Leaving out every picture, copy the lines of the data exactly, from the first through the line containing "import plotly.graph_objects as go".

::::

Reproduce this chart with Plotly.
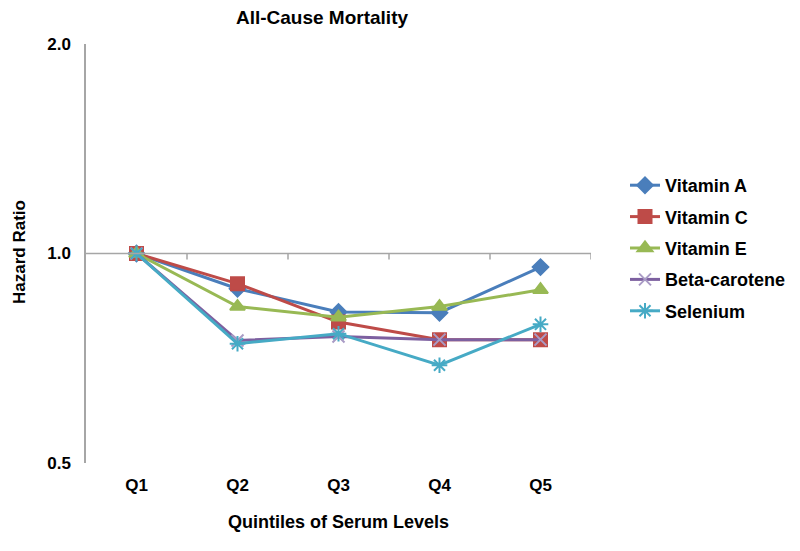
import plotly.graph_objects as go

quintiles = ["Q1", "Q2", "Q3", "Q4", "Q5"]
vitamin_a = [1.0, 0.89, 0.824, 0.822, 0.956]
vitamin_c = [1.0, 0.905, 0.797, 0.752, 0.752]
vitamin_e = [1.0, 0.839, 0.810, 0.839, 0.887]
beta_carotene = [1.0, 0.750, 0.760, 0.752, 0.752]
selenium = [1.0, 0.742, 0.767, 0.691, 0.791]
y_ticks = [0.5, 1.0, 2.0]
y_tick_labels = ["<b>0.5</b>", "<b>1.0</b>", "<b>2.0</b>"]
x_tick_labels = ["<b>Q1</b>", "<b>Q2</b>", "<b>Q3</b>", "<b>Q4</b>", "<b>Q5</b>"]

series = [
    ("Vitamin A", vitamin_a, "#4A7EBB", "diamond", 12, None),
    ("Vitamin C", vitamin_c, "#BE4B48", "square", 13, None),
    ("Vitamin E", vitamin_e, "#98B954", "triangle-up", 13, None),
    ("Beta-carotene", beta_carotene, "#7D60A0", "x-thin-open", 12, "#A99BC5"),
    ("Selenium", selenium, "#46AAC5", "asterisk-open", 13, None),
]

fig = go.Figure()
for i, (name, vals, color, sym, size, mcol) in enumerate(series):
    fig.add_trace(go.Scatter(
        x=quintiles, y=vals, name=f"<b>{name}</b>", mode="lines+markers",
        line=dict(color=color, width=3),
        marker=dict(symbol=sym, size=size, color=mcol or color,
                    line=dict(color=mcol or color, width=2)),
        legendgroup=f"g{i}",
    ))

font = "Liberation Sans, Arial, sans-serif"
gray = "#A6A6A6"

shapes = [dict(type="line", xref="paper", yref="y", x0=0, x1=1, y0=1.0, y1=1.0,
               line=dict(color=gray, width=1.5))]
for b in [0.5, 1.5, 2.5, 3.5, 4.5]:
    shapes.append(dict(type="line", xref="x", yref="y", x0=b, x1=b, y0=1.0, y1=0.98,
                       line=dict(color=gray, width=1.5)))

# page body has an 8px offset; plot area on screen: x 86..591, y 44..463
L, T = 78, 36
PW, PH = 505, 419

fig.update_layout(
    width=800, height=551,
    margin=dict(l=L, r=800 - L - PW, t=T, b=551 - T - PH),
    paper_bgcolor="white", plot_bgcolor="white",
    font=dict(family=font, size=17, color="black"),
    title=dict(text="<b>All-Cause Mortality</b>", x=(322 - 8) / 800, xanchor="center",
               y=1 - 9 / 551, yanchor="middle", font=dict(size=19)),
    xaxis=dict(range=[-0.5, 4.5], showgrid=False, showline=False, ticks="",
               tickvals=[0, 1, 2, 3, 4], ticktext=x_tick_labels,
               ticklabelstandoff=10, tickfont=dict(size=17)),
    yaxis=dict(type="log", range=[-0.30103, 0.30103], tickvals=y_ticks, ticktext=y_tick_labels,
               showgrid=False, showline=True, linecolor=gray, linewidth=1.5,
               ticks="", ticklabelstandoff=10,
               tickfont=dict(size=17)),
    annotations=[
        dict(text="<b>Hazard Ratio</b>", xref="paper", yref="paper",
             x=(11 - L) / PW, y=(463 - 252) / PH, xanchor="center", yanchor="middle",
             textangle=-90, showarrow=False, font=dict(size=17)),
        dict(text="<b>Quintiles of Serum Levels</b>", xref="paper", yref="paper",
             x=(338 - 86) / PW, y=(463 - 522) / PH, xanchor="center", yanchor="middle",
             showarrow=False, font=dict(size=18)),
    ],
    legend=dict(x=(625 - 86) / PW, y=(463 - 167) / PH, xanchor="left", yanchor="top",
                font=dict(size=18), tracegroupgap=5, bgcolor="rgba(0,0,0,0)"),
    shapes=shapes,
)

fig.write_html("out.html")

::::

**RESPONSE TO THE TASK**
Reproduce this chart with Plotly.
import plotly.graph_objects as go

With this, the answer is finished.